§ **Work instructions**
Reproduce the listing below exactly, minus its pictures.

═══

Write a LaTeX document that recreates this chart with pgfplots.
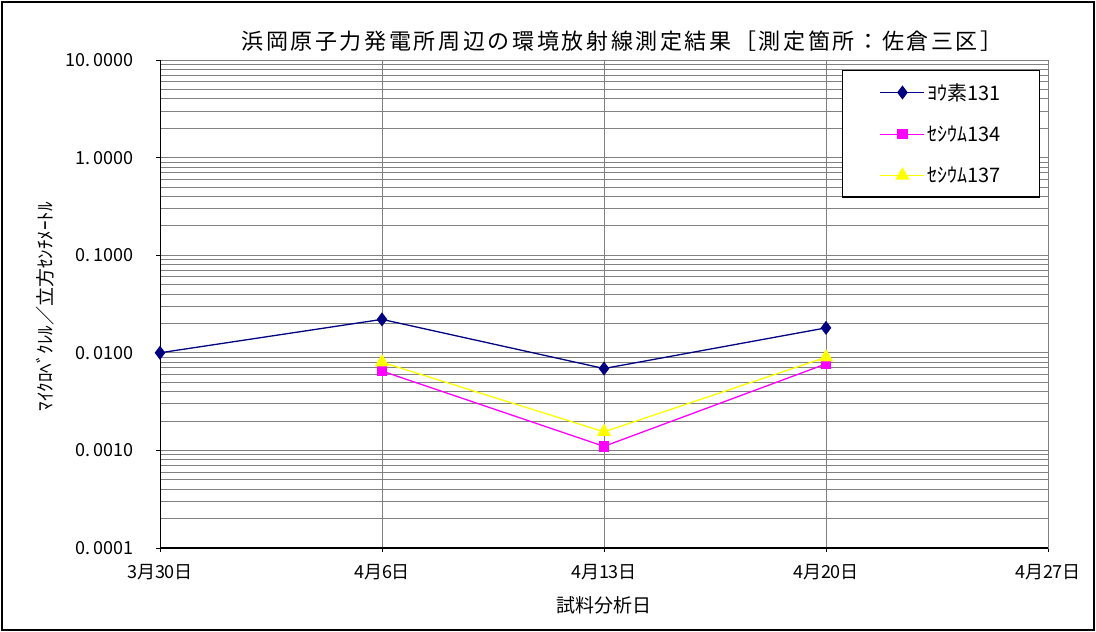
\documentclass[border=0pt]{standalone}
\usepackage{fontspec}
\setmainfont{Noto Sans CJK JP}
\newfontfamily\titlefont{Noto Sans CJK JP}[LetterSpace=12]
\usepackage{pgfplots}
\pgfplotsset{compat=1.18}
\definecolor{navy}{RGB}{0,0,128}
\definecolor{magenta}{RGB}{255,0,255}
\definecolor{yel}{RGB}{255,255,0}
\definecolor{gridgray}{RGB}{128,128,128}

\begin{document}
\begin{tikzpicture}
\useasboundingbox (0pt,0pt) rectangle (1096pt,632pt);
\draw[line width=1.5pt] (2pt,2pt) rectangle (1094pt,630pt);
\begin{axis}[
  at={(160pt,84pt)}, anchor=south west,
  scale only axis, width=888pt, height=488pt,
  ymode=log, xmin=0, xmax=28, ymin=0.0001, ymax=10,
  xtick={0,7,14,21,28},
  xticklabels={3月30日,4月6日,4月13日,4月20日,4月27日},
  ytick={0.0001,0.001,0.01,0.1,1,10},
  yticklabels={0.\,0001,0.\,0010,0.\,0100,0.\,1000,1.\,0000,10.\,0000},
  /pgf/number format/assume math mode=true,
  tick label style={font=\fontsize{18}{21}\selectfont},
  xticklabel style={yshift=-9pt},
  yticklabel style={xshift=-19pt},
  grid=both,
  major grid style={gridgray, line width=0.9pt},
  minor grid style={gridgray, line width=0.9pt},
  axis line style={gridgray, line width=0.9pt},
  tick align=outside, major tick length=4pt, minor tick length=0pt,
  tick style={black, line width=0.9pt},
  xtick pos=bottom, ytick pos=left,
  legend style={at={(0.991,0.98)}, anchor=north east, draw=black, line width=1.2pt,
    font=\fontsize{20}{23}\selectfont, inner xsep=37pt, inner ysep=11pt,
    row sep=20pt, cells={anchor=west}},
  legend image code/.code={\draw[mark repeat=2, mark phase=2] plot coordinates {(0pt,0pt) (22pt,0pt) (44pt,0pt)};},
]
\addplot[navy, line width=1.3pt, mark=diamond*, mark size=6pt] coordinates {
  (0,0.0100) (7,0.0220) (14,0.0069) (21,0.0180)
};
\addlegendentry{ﾖｳ素131}
\addplot[magenta, line width=1.3pt, mark=square*, mark size=4.5pt] coordinates {
  (7,0.0065) (14,0.0011) (21,0.0077)
};
\addlegendentry{ｾｼｳﾑ134}
\addplot[yel, line width=1.3pt, mark=triangle*, mark size=7pt] coordinates {
  (7,0.0080) (14,0.00155) (21,0.0090)
};
\addlegendentry{ｾｼｳﾑ137}
\draw[black, line width=1.3pt] (rel axis cs:0,1) -- (rel axis cs:0,0) -- (rel axis cs:1,0);
\end{axis}
\node[font=\titlefont\fontsize{22}{26}\selectfont] at (622pt,591pt) {浜岡原子力発電所周辺の環境放射線測定結果［測定箇所：佐倉三区］};
\node[font=\fontsize{19}{22}\selectfont, rotate=90] at (45pt,325pt) {ﾏｲｸﾛﾍﾞｸﾚﾙ／立方ｾﾝﾁﾒｰﾄﾙ};
\node[font=\fontsize{19}{22}\selectfont] at (604pt,27pt) {試料分析日};
\end{tikzpicture}
\end{document}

═══

§ **Task solution**
Write a LaTeX document that recreates this chart with pgfplots.
\documentclass[border=0pt]{standalone}
\usepackage{fontspec}
\setmainfont{Noto Sans CJK JP}
\newfontfamily\titlefont{Noto Sans CJK JP}[LetterSpace=12]
\usepackage{pgfplots}
\pgfplotsset{compat=1.18}
\definecolor{navy}{RGB}{0,0,128}
\definecolor{magenta}{RGB}{255,0,255}
\definecolor{yel}{RGB}{255,255,0}
\definecolor{gridgray}{RGB}{128,128,128}

\begin{document}
\begin{tikzpicture}
\useasboundingbox (0pt,0pt) rectangle (1096pt,632pt);
\draw[line width=1.5pt] (2pt,2pt) rectangle (1094pt,630pt);
\begin{axis}[
  at={(160pt,84pt)}, anchor=south west,
  scale only axis, width=888pt, height=488pt,
  ymode=log, xmin=0, xmax=28, ymin=0.0001, ymax=10,
  xtick={0,7,14,21,28},
  xticklabels={3月30日,4月6日,4月13日,4月20日,4月27日},
  ytick={0.0001,0.001,0.01,0.1,1,10},
  yticklabels={0.\,0001,0.\,0010,0.\,0100,0.\,1000,1.\,0000,10.\,0000},
  /pgf/number format/assume math mode=true,
  tick label style={font=\fontsize{18}{21}\selectfont},
  xticklabel style={yshift=-9pt},
  yticklabel style={xshift=-19pt},
  grid=both,
  major grid style={gridgray, line width=0.9pt},
  minor grid style={gridgray, line width=0.9pt},
  axis line style={gridgray, line width=0.9pt},
  tick align=outside, major tick length=4pt, minor tick length=0pt,
  tick style={black, line width=0.9pt},
  xtick pos=bottom, ytick pos=left,
  legend style={at={(0.991,0.98)}, anchor=north east, draw=black, line width=1.2pt,
    font=\fontsize{20}{23}\selectfont, inner xsep=37pt, inner ysep=11pt,
    row sep=20pt, cells={anchor=west}},
  legend image code/.code={\draw[mark repeat=2, mark phase=2] plot coordinates {(0pt,0pt) (22pt,0pt) (44pt,0pt)};},
]
\addplot[navy, line width=1.3pt, mark=diamond*, mark size=6pt] coordinates {
  (0,0.0100) (7,0.0220) (14,0.0069) (21,0.0180)
};
\addlegendentry{ﾖｳ素131}
\addplot[magenta, line width=1.3pt, mark=square*, mark size=4.5pt] coordinates {
  (7,0.0065) (14,0.0011) (21,0.0077)
};
\addlegendentry{ｾｼｳﾑ134}
\addplot[yel, line width=1.3pt, mark=triangle*, mark size=7pt] coordinates {
  (7,0.0080) (14,0.00155) (21,0.0090)
};
\addlegendentry{ｾｼｳﾑ137}
\draw[black, line width=1.3pt] (rel axis cs:0,1) -- (rel axis cs:0,0) -- (rel axis cs:1,0);
\end{axis}
\node[font=\titlefont\fontsize{22}{26}\selectfont] at (622pt,591pt) {浜岡原子力発電所周辺の環境放射線測定結果［測定箇所：佐倉三区］};
\node[font=\fontsize{19}{22}\selectfont, rotate=90] at (45pt,325pt) {ﾏｲｸﾛﾍﾞｸﾚﾙ／立方ｾﾝﾁﾒｰﾄﾙ};
\node[font=\fontsize{19}{22}\selectfont] at (604pt,27pt) {試料分析日};
\end{tikzpicture}
\end{document}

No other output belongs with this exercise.